▶ **Given task**: Your task is to print, exactly and only, the lines from the start of the entries below through the line with "w_ticks = [0, 300, 600, 900, 1200, 1500, 1800]". Include both ends, but skip the pictures.

▶ **The records**:
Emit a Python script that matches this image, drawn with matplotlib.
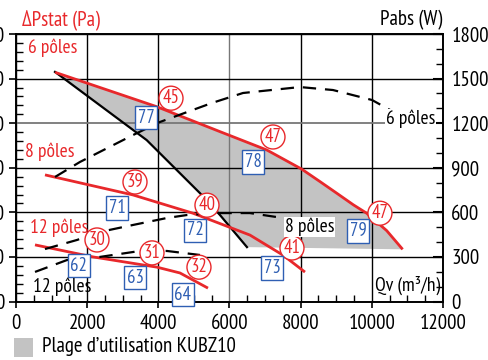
import matplotlib
matplotlib.use("Agg")
import matplotlib.pyplot as plt
from matplotlib.ticker import MultipleLocator
from matplotlib.patches import Rectangle

plt.rcParams['font.family'] = ['PT Sans Narrow', 'DejaVu Sans']

# ---- data (Q in m3/h, pressure in Pa, power in W) ----
p6_q = [1100, 3954, 5732, 7045, 8028, 8542, 9012, 9478, 9855, 10417, 10866]
p6_p = [514, 437, 381, 340, 297, 269, 243, 217, 198, 159, 117]

p8_q = [815, 3288, 4974, 6575, 7503, 8121]
p8_p = [284, 239, 198, 149, 104, 66]

p12_q = [534, 2164, 3962, 4608, 5395]
p12_p = [127, 100, 77, 64, 30]

lim_q = [1096, 3673, 5170, 5732, 6491]
lim_p = [515, 362, 243, 194, 122]

w6_q = [1096, 1798, 3288, 4046, 5508, 6379, 7980, 8908, 10004, 10509]
w6_w = [838, 939, 1120, 1208, 1336, 1403, 1443, 1423, 1356, 1289]

w8_q = [815, 1714, 2360, 3288, 4243, 4805, 5648, 6575, 7503]
w8_w = [353, 414, 468, 515, 562, 582, 595, 595, 562]

w12_q = [534, 1433, 2360, 3484, 4243, 5170]
w12_w = [199, 279, 300, 340, 340, 313]

circle_labels = ['45', '47', '39', '40', '30', '31', '32', '41', '47']
circle_q = [4356, 7222, 3344, 5367, 2276, 3822, 5142, 7756, 10228]
circle_p = [456, 369, 268, 216, 138, 109, 77, 120, 198]

box_labels = ['77', '78', '79', '71', '72', '62', '63', '64', '73']
box_q = [3653, 6660, 9610, 2838, 5030, 1770, 3344, 4693, 7194]
box_p = [412, 313, 158, 210, 160, 80, 53, 15, 75]

x_ticks = [0, 2000, 4000, 6000, 8000, 10000, 12000]
p_ticks = [0, 100, 200, 300, 400, 500, 600]
w_ticks = [0, 300, 600, 900, 1200, 1500, 1800]

RED = '#e8282b'
BLUE = '#2f5fb3'
GRAY = '#c3c3c3'

fig = plt.figure(figsize=(4.89, 3.6), dpi=100)
ax = fig.add_axes([16/489, (360-301.5)/360, 427/489, 267.5/360])
ax.set_xlim(0, 12000)
ax.set_ylim(0, 600)
ax.set_xticks(x_ticks)
ax.set_yticks(p_ticks)
ax.xaxis.set_minor_locator(MultipleLocator(500))
ax.yaxis.set_minor_locator(MultipleLocator(20))
ax.set_axisbelow('line')
ax.grid(True, which='major', color='black', lw=1.0)
for gl, v in zip(ax.get_xgridlines(), x_ticks):
    if v == 6000:
        gl.set_color('#777777')
for gl, v in zip(ax.get_ygridlines(), p_ticks):
    if v == 400:
        gl.set_color('#777777')
        gl.set_linewidth(1.3)
for s in ax.spines.values():
    s.set_linewidth(1.2)

ax.tick_params(axis='x', which='major', direction='out', length=4, width=1.2, pad=5, labelsize=15)
ax.tick_params(axis='x', which='minor', direction='in', length=5, width=1)
ax.tick_params(axis='y', which='major', direction='out', length=5, width=1.2, pad=3, labelsize=15)
ax.tick_params(axis='y', which='minor', direction='in', length=5, width=1)

# usage range fill
poly_q = p6_q + lim_q[::-1]
poly_p = p6_p + lim_p[::-1]
ax.fill(poly_q, poly_p, color=GRAY, lw=0, zorder=1)

ax.plot(lim_q, lim_p, color='black', lw=1.6, zorder=3)
ax.plot(p6_q, p6_p, color=RED, lw=2.0, zorder=3, solid_capstyle='butt')
ax.plot(p8_q, p8_p, color=RED, lw=2.0, zorder=3, solid_capstyle='butt')
ax.plot(p12_q, p12_p, color=RED, lw=2.0, zorder=3, solid_capstyle='butt')

ax2 = ax.twinx()
ax2.set_ylim(0, 1800)
ax2.set_yticks(w_ticks)
ax2.yaxis.set_minor_locator(MultipleLocator(100))
ax2.tick_params(axis='y', which='major', direction='in', length=7, width=1.5, pad=6, labelsize=15)
ax2.tick_params(axis='y', which='minor', direction='in', length=5, width=1)
for s in ax2.spines.values():
    s.set_linewidth(1.2)

dash = (0, (6, 4))
ax2.plot(w6_q, w6_w, color='black', lw=1.6, linestyle=dash)
ax2.plot(w8_q, w8_w, color='black', lw=1.6, linestyle=dash)
ax2.plot(w12_q, w12_w, color='black', lw=1.6, linestyle=dash)

# circled / boxed labels
for t, q, p in zip(circle_labels, circle_q, circle_p):
    ax2.text(q, p, t, transform=ax.transData, color=RED, fontsize=13.5,
             ha='center', va='center', zorder=6,
             bbox=dict(boxstyle='circle,pad=0.16', fc='white', ec=RED, lw=1.0))
for t, q, p in zip(box_labels, box_q, box_p):
    ax2.text(q, p, t, transform=ax.transData, color=BLUE, fontsize=13.5,
             ha='center', va='center', zorder=6,
             bbox=dict(boxstyle='square,pad=0.14', fc='white', ec=BLUE, lw=1.0))

def ftext(x, y, s, **kw):
    fig.text(x/489, 1 - y/360, s, **kw)

ftext(22, 20, 'ΔPstat (Pa)', color=RED, fontsize=15, va='center', ha='left')
ftext(442, 20, 'Pabs (W)', color='black', fontsize=15, va='center', ha='right')
ftext(28, 48, '6 pôles', color=RED, fontsize=14, va='center', ha='left')
ftext(25, 152, '8 pôles', color=RED, fontsize=14, va='center', ha='left')
ftext(30, 228, '12 pôles', color=RED, fontsize=14, va='center', ha='left')
ftext(33, 287, '12 pôles', color='black', fontsize=14, va='center', ha='left')
ftext(386, 119, '6 pôles', color='black', fontsize=14, va='center', ha='left',
      bbox=dict(boxstyle='square,pad=0.05', fc='white', ec='none'))
ftext(285, 227, '8 pôles', color='black', fontsize=14, va='center', ha='left',
      bbox=dict(boxstyle='square,pad=0.05', fc='white', ec='none'))
ftext(440, 285, 'Qv (m³/h)', color='black', fontsize=14, va='center', ha='right')

# legend
fig.add_artist(Rectangle((14/489, (360-357)/360), 19/489, 19/360,
                         transform=fig.transFigure, color=GRAY, lw=0))
ftext(42, 347, 'Plage d’utilisation KUBZ10', color='black', fontsize=15,
      va='center', ha='left')

fig.savefig('out.png', dpi=100)
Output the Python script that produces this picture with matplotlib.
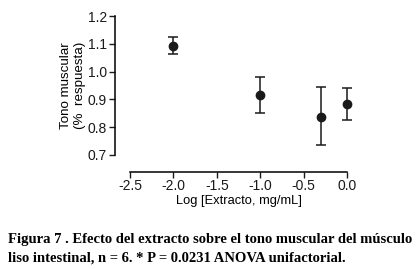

▶ **Result of this exercise**:
Emit a Python script that matches this image, drawn with matplotlib.
import matplotlib
matplotlib.use("Agg")
import matplotlib.pyplot as plt
from matplotlib.ticker import MultipleLocator
from matplotlib.patches import Rectangle

plt.rcParams['font.family'] = ['PT Sans Narrow', 'DejaVu Sans']

# ---- data (Q in m3/h, pressure in Pa, power in W) ----
p6_q = [1100, 3954, 5732, 7045, 8028, 8542, 9012, 9478, 9855, 10417, 10866]
p6_p = [514, 437, 381, 340, 297, 269, 243, 217, 198, 159, 117]

p8_q = [815, 3288, 4974, 6575, 7503, 8121]
p8_p = [284, 239, 198, 149, 104, 66]

p12_q = [534, 2164, 3962, 4608, 5395]
p12_p = [127, 100, 77, 64, 30]

lim_q = [1096, 3673, 5170, 5732, 6491]
lim_p = [515, 362, 243, 194, 122]

w6_q = [1096, 1798, 3288, 4046, 5508, 6379, 7980, 8908, 10004, 10509]
w6_w = [838, 939, 1120, 1208, 1336, 1403, 1443, 1423, 1356, 1289]

w8_q = [815, 1714, 2360, 3288, 4243, 4805, 5648, 6575, 7503]
w8_w = [353, 414, 468, 515, 562, 582, 595, 595, 562]

w12_q = [534, 1433, 2360, 3484, 4243, 5170]
w12_w = [199, 279, 300, 340, 340, 313]

circle_labels = ['45', '47', '39', '40', '30', '31', '32', '41', '47']
circle_q = [4356, 7222, 3344, 5367, 2276, 3822, 5142, 7756, 10228]
circle_p = [456, 369, 268, 216, 138, 109, 77, 120, 198]

box_labels = ['77', '78', '79', '71', '72', '62', '63', '64', '73']
box_q = [3653, 6660, 9610, 2838, 5030, 1770, 3344, 4693, 7194]
box_p = [412, 313, 158, 210, 160, 80, 53, 15, 75]

x_ticks = [0, 2000, 4000, 6000, 8000, 10000, 12000]
p_ticks = [0, 100, 200, 300, 400, 500, 600]
w_ticks = [0, 300, 600, 900, 1200, 1500, 1800]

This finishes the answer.